De leur union naissent 3 enfants : Richard en 1733, Barbe en 1735 et Geneviève en 1737. Entre 12 et 43 ans, la très prolifique Barbe a donc mis au monde 16 enfants et, du fait des nombreux entremêlements dans mon arbre généalogique, 5 parmi ces 16 sont aujourd’hui mes ancêtres directs.
Au mariage de son fils Paul HOARAU en 1776, Barbe est déclarée décédée, mais bien malin le généalogiste qui mettra un jour la main sur son acte de décès !
Sources :
Voilà un héritage peu commun et qui a dû faire ton bonheur quand tu l’as découvert ! Et bonne année 2023 !
Merci et bonne année aussi à toi Christelle !
Oh ! Un beau souvenir pour ses descendants…
Et pas mal du tout cette ligne de vie , je vais regarder ce que propose #Canva
Bon week-end
et Bonne Année 2023 !
Il existe Genially aussi mais il y moins de possibilités gratuites que sur Canva. Merci bonne année aussi à toi !
Belles utilisations de Canvas et de Genially, mais surtout un beau récit. Quelle chance d’avoir une ancêtre prolifique telle que Barbe.
Un sacré personnage je crois, j’aimerais beaucoup en apprendre plus au son sujet. Merci à toi Marie pour ton commentaire.
Pour une première, c’est une réussite cette ligne de vie.
Et le Genially avec les enfants m’a donné une idée.
Et que dire de Barbe, c’est tellement rare d’avoir des traces de nos ancêtres femmes.
Oh merci, surtout pour elle ! C’est vrai que c’est exceptionnel de retrouver des traces aussi importantes des femmes. Elle a eu une vie assez longue finalement, j’espère que les AD Réunion mettront en ligne de nouveaux documents cette année.
Barbe Payet apporte bien des paillettes (désolé :p) à ton arbre de par sa vie et son héritage.
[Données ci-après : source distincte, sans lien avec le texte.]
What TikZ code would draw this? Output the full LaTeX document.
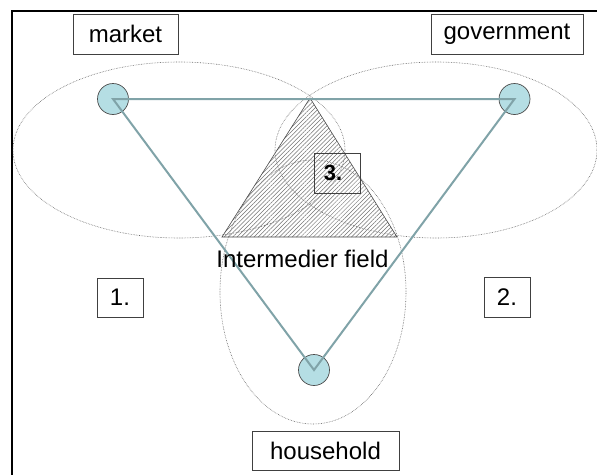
\documentclass[tikz,border=0pt]{standalone}
\usepackage{fontspec}
\setmainfont{Liberation Sans}
\usetikzlibrary{patterns.meta}
\definecolor{linkc}{HTML}{80A3A8}
\definecolor{dotfill}{HTML}{B5DEE4}
\begin{document}
\begin{tikzpicture}[x=1pt,y=-1pt,
  every node/.style={font=\fontsize{24}{28}\selectfont},
  label box/.style={draw=black!75, line width=0.7pt, inner sep=0pt, minimum height=40pt},
  actor/.style={circle, draw=black!70, fill=dotfill, line width=0.7pt, minimum size=31pt, inner sep=0pt},
  field/.style={draw=black!60, line width=0.6pt, densely dotted},
  link/.style={draw=linkc, line width=2pt, line join=miter},
  hatch/.style={draw=black!70, line width=0.6pt, pattern={Lines[angle=45,distance=3pt,line width=0.5pt]}, pattern color=black!55}]
\useasboundingbox (0,0) rectangle (597,474);
\fill[white] (0,0) rectangle (597,474);
% frame
\draw[line width=2pt] (12,480) -- (12,11) -- (605,11);
% fields
\draw[field] (179,150) ellipse [x radius=166pt, y radius=88pt];
\draw[field] (436,150) ellipse [x radius=161pt, y radius=88pt];
\draw[field] (313,292) ellipse [x radius=93pt, y radius=132pt];
% intermediate triangle
\coordinate (ta) at (310,98);
\coordinate (tl) at (222,237);
\coordinate (tr) at (397,237);
\draw[hatch] (ta) -- (tl) -- (tr) -- cycle;
% actors
\node[actor] (m) at (113,99) {};
\node[actor] (g) at (514.5,99) {};
\node[actor] (h) at (314,370) {};
\draw[link] (m.center) -- (g.center) -- (h.center) -- cycle;
% labels
\node[label box, minimum width=105pt] (lm) at (125.5,34) {market};
\node[label box, minimum width=152pt] (lg) at (507,34) {government};
\node[label box, minimum width=147pt, minimum height=39pt] (lh) at (325.5,450.5) {household};
\node[label box, minimum width=46pt, minimum height=39pt] (l1) at (120,297.5) {1.};
\node[label box, minimum width=46pt] (l2) at (507,297) {2.};
\node[label box, minimum width=46pt, font=\fontsize{22}{26}\selectfont\bfseries] (l3) at (337,173) {3.\hspace*{8pt}};
\node[inner sep=0pt] (lf) at (302.5,259) {Intermedier field};
\end{tikzpicture}
\end{document}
😉 Tu as raison, ça se prononce bien « paillette » et non « payé » !
Je suis heureux de te lire. Décidément, tu as vraiment une belle plume et tu as l’art de raconter les histoires de tes ancêtres. Encore merci pour cette lecture du soir ☺️.
Merci beaucoup Sébastien, ça fait plaisir ! Tu n’as pas à rougir de la tienne de plume non plus !
Je découvre votre article, et votre blog par la même occasion, grâce au stream de Brigitte… Et waw !! Super articles, superbes illustrations ! J’adore ! Merci beaucoup !
Merci pour ce commentaire enthousiaste 🙂
Bonjour,
Je découvre votre article ce jour… avec un immense plaisir chère cousine !
Barbe PAYET fut en effet une femme incroyable; d’autant qu’à son époque, très peu de femmes menaient « des affaires ».
Je m’interroge sur son changement de domicile entre St Paul et St Pierre (St Louis étant un quartier de St Pierre à ce moment).
Enfin, j’avais lu (dans un extrait d’un livre de Jean Barrassin) que François LALLEMAND a été inhumé dans la chapelle érigée par Barbe PAYET. Confirmé par l’ANOM, St Louis 1779 vue 3/7.
Il va de soit qu’elle doit y être aussi en tant que fondatrice.
En 2016, j’ai pu obtenir le mariage de ma fille dans cette chapelle. Beau clin d’œil à notre ancêtre.
Bonjour et merci pour votre message très encourageant.
J’ignore aussi la raison pour laquelle Barbe PAYET a quitté Saint-Paul pour Saint-Pierre.
Il existe un livre de Jules HERMANN intitulé « Colonisation de l’île Bourbon & fondation du quartier de Saint-Pierre ». Je ne l’ai pas lu, mais il contient peut-être des éléments de réponse.